NCL: Protect children in tobacco fields – National Consumers League

childtobacco.jpgAs a nation, we have turned our backs on some of America’s most vulnerable workers. Right here, in Kentucky and other tobacco-producing states, children as young as 7 years old are facing Third World conditions. Toiling in the hot sun, these child workers must don black plastic trash bags with holes poked for their head and arms to avoid contact with tobacco leaves. Without it, their skin absorbs nicotine — a lot of nicotine. On a humid day, when tobacco leaves are dripping with dew, a tobacco worker may be exposed to levels of nicotine equivalent to smoking three dozen cigarettes. Nearly a two-pack-a-day habit.

America boasts progressive labor laws, yet hundreds of children working in our fields are subject to unhealthy, unsafe levels of nicotine exposure. These young workers often suffer from “green tobacco sickness,” which leads to dizziness, nausea, vomiting and other health complications. We should be ashamed that the laws protecting American child laborers on U.S. tobacco farms are weaker than the laws in many developing nations. In India and Brazil, for example, people younger than 18 are not legally allowed to work in tobacco fields. In America, children can work in tobacco fields at 16, and — in certain situations — children can legally begin working in other types of agriculture at 12 years of age.

As the most powerful country in the world, what kind of example are we setting?

It is time for our collective conscience to be stirred.

No longer can we turn our backs to the reality of girls in Kentucky working long hours in the fields through bouts of nausea and dizziness, making less than minimum wage. No longer should we ignore the image of a young man in North Carolina, thirsty, tired, and ill after working a 12-hour shift in the fields. Many of these young laborers come largely from Latino immigrant families, working with virtually no protections and in constant fear of losing their jobs. These horrid working conditions for children have no place in America.

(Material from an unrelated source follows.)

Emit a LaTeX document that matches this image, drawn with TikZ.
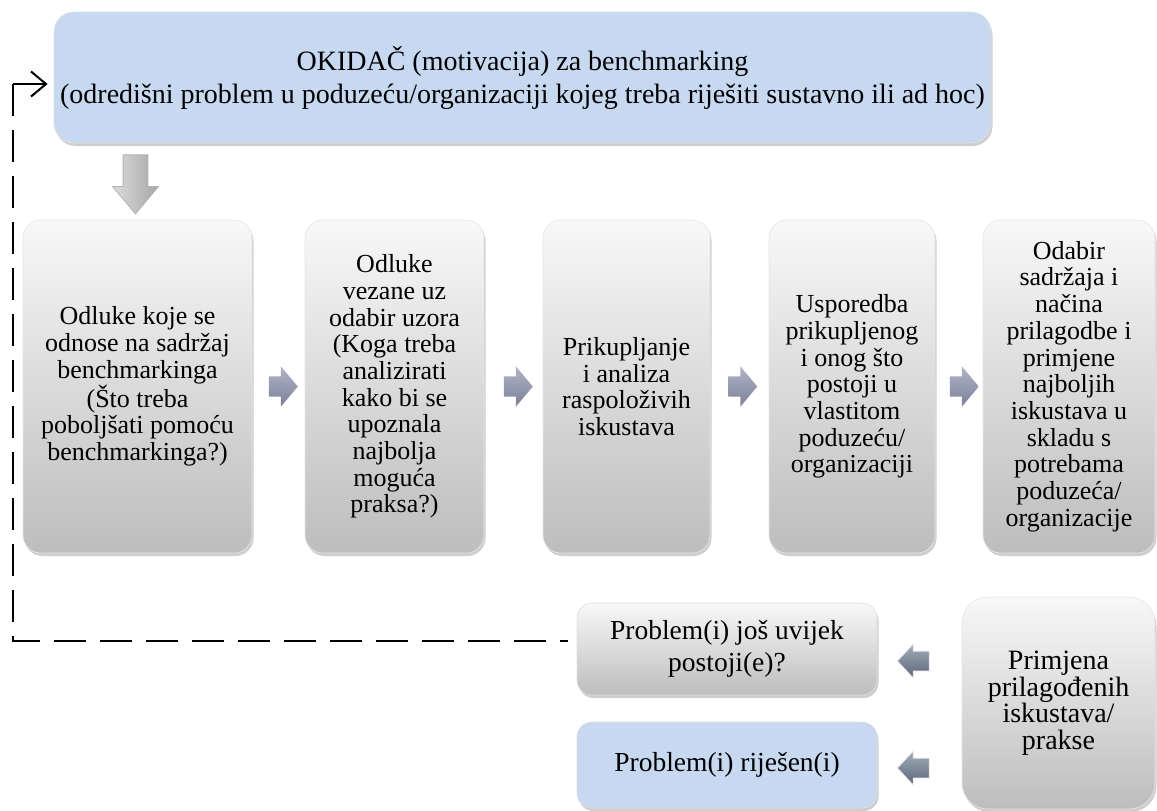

Americans are rejecting cigarettes in record numbers: Today 18 percent of us smoke, compared with 45 percent in the 1950s. American retailers are discontinuing sales: CVS has sacrificed $2 billion a year in profit by removing tobacco products from its shelves. We are finally making progress in reducing tobacco use, yet we cannot muster the resolve to prevent children from being exposed to nicotine via dangerous, difficult farmwork.

For decades, health and child labor advocates have called for reforms to our agriculture laws to better protect the children working in our fields. In 2012, these advocates — and American child farmworkers — suffered a devastating defeat when the Obama Administration buckled to the powerful agriculture lobby and legislators from tobacco-producing states, withdrawing rules that would have increased protections for child farmworkers and specifically banned tobacco work for children under 16.

Efforts to right this wrong are building momentum.

In May, Human Rights Watch released a jarring report documenting the working conditions of 141 children, ages 7 to 17, who work in U.S. tobacco fields. This led to a rapid response by the advocacy community who, on Aug. 28, sent a letter to the president urging him to take immediate action to protect child tobacco workers. The letter, written by the Child Labor Coalition, a group of more than 30 advocacy organizations that is co-chaired by the National Consumers League, was signed by more than 50 groups.

On Sept. 6, the New York Times profiled child laborers in tobacco fields, exposing the unthinkable conditions under which these children work. And more recently, the Council for Burley Tobacco, an industry group that represents 5,000 tobacco growers, stated publicly: “We do not condone the hiring of anyone under the age of 16 for work in tobacco anywhere in the world.”

In the halls of Congress, there too now exists a glimmer of hope for new legislation that would better protect children in tobacco fields. In July, Rep. David Cicilline, D-R.I., introduced legislation that would amend the Fair Labor Standards Act to eliminate child labor on tobacco farms. More recently, Rep. Matt Cartwright, D-Pa., has called for regulatory reform that would strengthen laws that protect these child workers. In the Senate, 16 members, led by Sen. Tom Harkin, D-Iowa, wrote a letter to the largest tobacco corporations asking them to ban work by minors.

We are now at a critical juncture. The tobacco harvest is at its peak, and the children picking this crop face green tobacco sickness every day they work in the fields.

So often we are disapproving of labor abuses on the other side of the world. We must hold ourselves to that same standard, and no longer turn a blind eye to this national disgrace that is happening in our own backyards. We must enact regulations to protect the nation’s most vulnerable — our children — from this dangerous work.